Exercise directions » Write each line of the material exactly as given, from the top through the line that contains "from matplotlib.transforms import", and omit all pictures.

-- start Supplied information --

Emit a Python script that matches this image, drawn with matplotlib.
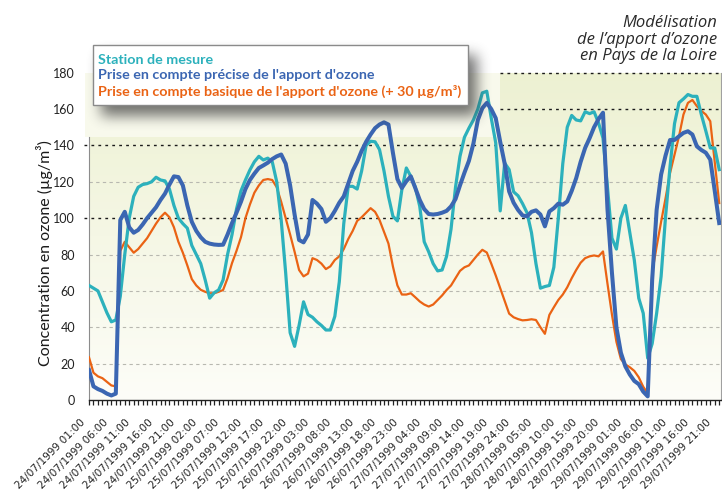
import numpy as np
import matplotlib
matplotlib.use("Agg")
import matplotlib.pyplot as plt
from matplotlib.ticker import MultipleLocator, FixedLocator
from matplotlib.patches import Rectangle
from matplotlib.transforms import ScaledTranslation

# ---------------- data ----------------
tick_labels = [
    "24/07/1999 01:00", "24/07/1999 06:00", "24/07/1999 11:00", "24/07/1999 16:00", "24/07/1999 21:00",
    "25/07/1999 02:00", "25/07/1999 07:00", "25/07/1999 12:00", "25/07/1999 17:00", "25/07/1999 22:00",
    "26/07/1999 03:00", "26/07/1999 08:00", "26/07/1999 13:00", "26/07/1999 18:00", "26/07/1999 23:00",
    "27/07/1999 04:00", "27/07/1999 09:00", "27/07/1999 14:00", "27/07/1999 19:00", "27/07/1999 24:00",
    "28/07/1999 05:00", "28/07/1999 10:00", "28/07/1999 15:00", "28/07/1999 20:00",
    "29/07/1999 01:00", "29/07/1999 06:00", "29/07/1999 11:00", "29/07/1999 16:00", "29/07/1999 21:00",
]

station = [
    63, 61.5, 60, 54, 48, 43, 44, 57, 80, 100,
    112, 117, 118.5, 119, 120, 122.5, 121, 120.5, 116, 107,
    100, 97, 94.5, 85, 80, 75, 66, 56, 59, 60.5,
    66, 80, 91, 105, 115, 121, 126.5, 131, 134, 132,
    133, 131, 120, 99, 70, 37, 29.5, 41, 54, 47,
    45.5, 43, 41, 38.5, 38.5, 46, 65, 97, 117.5, 117.5,
    116, 126, 140, 142.3, 142, 137.7, 126, 112, 101, 98.5,
    115.7, 127.6, 123, 117, 106.5, 87, 81.5, 75, 71, 71.5,
    79, 94, 117, 134, 144.5, 149.5, 154, 160, 168.9, 169.8,
    155, 141.4, 104, 130.3, 126.7, 114.5, 112.3, 108, 103, 92,
    75, 61.5, 62.4, 63, 73, 100, 130, 150, 156.5, 154,
    153.5, 158.5, 157.5, 158.5, 152.4, 144, 117, 89, 83, 100,
    107, 92, 77, 56, 47.7, 23, 31, 47.7, 68, 101,
    128.5, 152, 163.5, 165.6, 168, 167, 167, 157, 148, 138.6,
    138.6, 126.7,
]

precise = [
    16.5, 7.5, 6, 5, 3.5, 2.5, 3.5, 99, 103.5, 95,
    92, 93.5, 96.5, 100, 103, 106, 110, 113.5, 118.5, 123,
    122.6, 118, 107, 98, 93, 89.5, 87, 86, 85.5, 85.3,
    85.4, 91, 97.3, 103, 109, 116, 121, 124.5, 127.6, 129,
    130.5, 132.5, 134, 135, 130, 118, 102, 88, 86.7, 91,
    110, 108, 105, 98, 100, 104, 108.5, 112, 119, 126,
    131, 137, 142, 146, 149.5, 151.5, 152.7, 151.5, 135.9, 121.5,
    116.6, 120.3, 123, 116.6, 110, 105, 102.3, 102, 102.3, 103,
    104, 106.5, 110.5, 118, 125, 131.5, 141, 154, 160.5, 163.4,
    160, 155, 142, 130, 114.7, 108.5, 104.5, 101.5, 101, 103.5,
    104.3, 102, 95.5, 103.7, 105.5, 108, 107.4, 109.2, 115, 122,
    131, 138.6, 144, 150, 154.5, 158, 105, 70, 40, 26,
    18.5, 14, 10.5, 8.7, 4.6, 2, 66, 104.6, 124, 134.5,
    143, 143, 145, 146.9, 147.8, 146, 139.5, 137.5, 136, 132.2,
    115, 97.3,
]

basique = [
    23.5, 15, 13, 12, 10, 8, 7.5, 82, 87, 84,
    81, 83, 86, 89, 93, 97, 100.5, 103, 100.5, 95,
    87, 81, 74, 66.5, 63, 60.6, 59.5, 58.7, 58.7, 59.5,
    60.5, 67, 75.3, 82, 89.5, 100, 107.5, 114, 118, 121,
    121.5, 121, 117, 109, 100, 91, 81.5, 71.5, 68, 69.5,
    78, 77, 75, 72, 73.5, 77, 79, 83, 88.5, 93,
    98.5, 100.5, 103, 105.5, 103.5, 99, 92.5, 86, 73.4, 63,
    58, 58, 58.7, 56.5, 54.2, 52.5, 51.4, 52.5, 55, 57.5,
    60.5, 63, 67, 71, 73, 74, 77, 80, 82.6, 81.1,
    75, 68.5, 61.5, 54.5, 47.5, 45.5, 44.5, 43.8, 44, 44.4,
    44, 40, 36.4, 46.8, 51, 55, 58, 62, 67, 71.5,
    75.5, 78, 79, 79.5, 79, 81.7, 64, 47, 32, 22.5,
    19.6, 18, 16, 12.5, 7.3, 3.7, 70, 84.4, 98, 111,
    124.8, 135, 145, 157, 163.4, 165, 161.6, 159, 157, 153.3,
    131, 108.3,
]

series_names = [
    "Station de mesure",
    "Prise en compte précise de l'apport d'ozone",
    "Prise en compte basique de l'apport d'ozone (+ 30 µg/m³)",
]
colors = ["#2cb1bc", "#3b66b2", "#ea6314"]

# ---------------- figure ----------------
W, H = 722, 492
fig = plt.figure(figsize=(W / 100, H / 100), dpi=100)
fig.patch.set_facecolor("white")

ax_left, ax_right, ax_top, ax_bot = 89, 721, 72.7, 400
ax = fig.add_axes([ax_left / W, 1 - ax_bot / H, (ax_right - ax_left) / W, (ax_bot - ax_top) / H])

x = np.arange(len(station))
xmax = 141.4
px_per_x = (ax_right - ax_left) / xmax
px_per_y = (ax_bot - ax_top) / 180

# background gradient
top = np.array([237, 241, 210]) / 255
bot = np.array([253, 253, 248]) / 255
t = np.linspace(0, 1, 256)[:, None]
grad = (top * (1 - t) + bot * t)[:, None, :]
ax.imshow(grad, extent=(0, xmax, 0, 180), aspect="auto", origin="upper", zorder=0)

# lighter zone behind the legend (top-left of plot area)
zx0 = (85 - ax_left) / px_per_x
zx1 = (500 - ax_left) / px_per_x
zy0 = (ax_bot - 137) / px_per_y
ax.add_patch(Rectangle((zx0, zy0), zx1 - zx0, 180 - zy0, facecolor=(0.972, 0.976, 0.925),
                       edgecolor="none", zorder=0.5, clip_on=False))

# grid lines
for yv in [20, 40, 60, 80, 120]:
    ax.axhline(yv, color="#b8b8b0", lw=0.8, ls=(0, (3, 3)), zorder=1)
for yv in [100, 140]:
    ax.axhline(yv, xmin=-0.008, xmax=1, color="#1a1a1a", lw=1.0, ls=(0, (2, 3)), zorder=1, clip_on=False)
for yv in [160, 180]:
    ax.axhline(yv, xmin=(500 - ax_left) / (ax_right - ax_left), xmax=1, color="#1a1a1a",
               lw=1.0, ls=(0, (2, 3)), zorder=1, clip_on=False)

ax.plot(x, station, color=colors[0], lw=2.3, zorder=4, label=series_names[0], solid_joinstyle="round")
ax.plot(x, precise, color=colors[1], lw=2.9, zorder=5, label=series_names[1], solid_joinstyle="round")
ax.plot(x, basique, color=colors[2], lw=1.6, zorder=3, label=series_names[2], solid_joinstyle="round")

ax.set_xlim(0, xmax)
ax.set_ylim(0, 180)

# spines
ax.spines["top"].set_visible(False)
ax.spines["left"].set_color("#8c8c8c")
ax.spines["left"].set_bounds(0, zy0)
ax.spines["right"].set_color("#a0a0a0")
ax.spines["right"].set_linewidth(0.8)
ax.spines["bottom"].set_color("#222222")
ax.spines["bottom"].set_linewidth(1.0)

# ticks
ax.yaxis.set_major_locator(MultipleLocator(20))
ax.tick_params(axis="y", length=0, pad=10, labelsize=9, labelcolor="#222222")
for lab in ax.get_yticklabels():
    lab.set_fontfamily("Lato")

ax.xaxis.set_major_locator(FixedLocator(np.arange(0, len(tick_labels) * 5, 5)))
ax.xaxis.set_minor_locator(MultipleLocator(1))
ax.set_xticklabels(tick_labels, rotation=45, ha="right", rotation_mode="anchor",
                   fontsize=7.6, color="#222222", fontfamily="DejaVu Sans")
ax.tick_params(axis="x", which="both", direction="out", length=3.5, width=0.9, color="#222222", pad=4)
shift = ScaledTranslation(-0.085, -0.07, fig.dpi_scale_trans)
for lab in ax.get_xticklabels():
    lab.set_transform(lab.get_transform() + shift)

ax.set_ylabel("Concentration en ozone (µg/m³)", fontsize=11.5, fontfamily="Lato", color="#1a1a1a")
ax.yaxis.set_label_coords(-0.07, 0.45)
ax.yaxis.label.set_va("center")

# ---------------- overlay: legend box with shadow, title ----------------
ov = fig.add_axes([0, 0, 1, 1], zorder=10)
ov.set_xlim(0, W)
ov.set_ylim(H, 0)
ov.axis("off")
ov.patch.set_alpha(0)

bx0, by0, bx1, by1 = 93, 45, 468, 105
yy, xx = np.mgrid[0:H, 0:W]
offx, offy = 8, 10
mask = ((xx >= bx0 + offx) & (xx <= bx1 + offx) & (yy >= by0 + offy) & (yy <= by1 + offy)).astype(float)


def blur1d(a, r, axis):
    k = 2 * r + 1
    pad = [(0, 0), (0, 0)]
    pad[axis] = (r + 1, r)
    p = np.pad(a, pad, mode="edge")
    c = np.cumsum(p, axis=axis)
    if axis == 0:
        return (c[k:] - c[:-k]) / k
    return (c[:, k:] - c[:, :-k]) / k


sh = mask
for _ in range(3):
    sh = blur1d(sh, 6, 0)
    sh = blur1d(sh, 6, 1)
rgba = np.zeros((H, W, 4))
rgba[..., :3] = 0.22
rgba[..., 3] = 0.7 * sh
ov.imshow(rgba, extent=(0, W, H, 0), zorder=1, interpolation="bilinear", aspect="auto")

ov.add_patch(Rectangle((bx0, by0), bx1 - bx0, by1 - by0, facecolor="white",
                       edgecolor="#8a8a8a", lw=1.0, zorder=2))

handles, labels = ax.get_legend_handles_labels()
leg = ov.legend(handles, labels, loc="upper left", bbox_to_anchor=(98 / W, 1 - 53.5 / H),
                bbox_transform=fig.transFigure, frameon=False, handlelength=0, handletextpad=0,
                borderpad=0, borderaxespad=0, labelspacing=0.27, labelcolor="linecolor",
                prop={"family": "Lato", "weight": "bold", "size": 10.3})
for h in leg.legend_handles:
    h.set_visible(False)
leg.set_zorder(3)

ov.text(717, 15, "Modélisation\nde l’apport d’ozone\nen Pays de la Loire", ha="right", va="top",
        multialignment="right", fontsize=12, fontstyle="italic", fontfamily="Open Sans",
        color="#2a2a2a", linespacing=1.06, zorder=3)

fig.savefig("out.png", dpi=100, facecolor="white")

-- end Supplied information --

Task answer »
Emit a Python script that matches this image, drawn with matplotlib.
import numpy as np
import matplotlib
matplotlib.use("Agg")
import matplotlib.pyplot as plt
from matplotlib.ticker import MultipleLocator, FixedLocator
from matplotlib.patches import Rectangle
from matplotlib.transforms import ScaledTranslation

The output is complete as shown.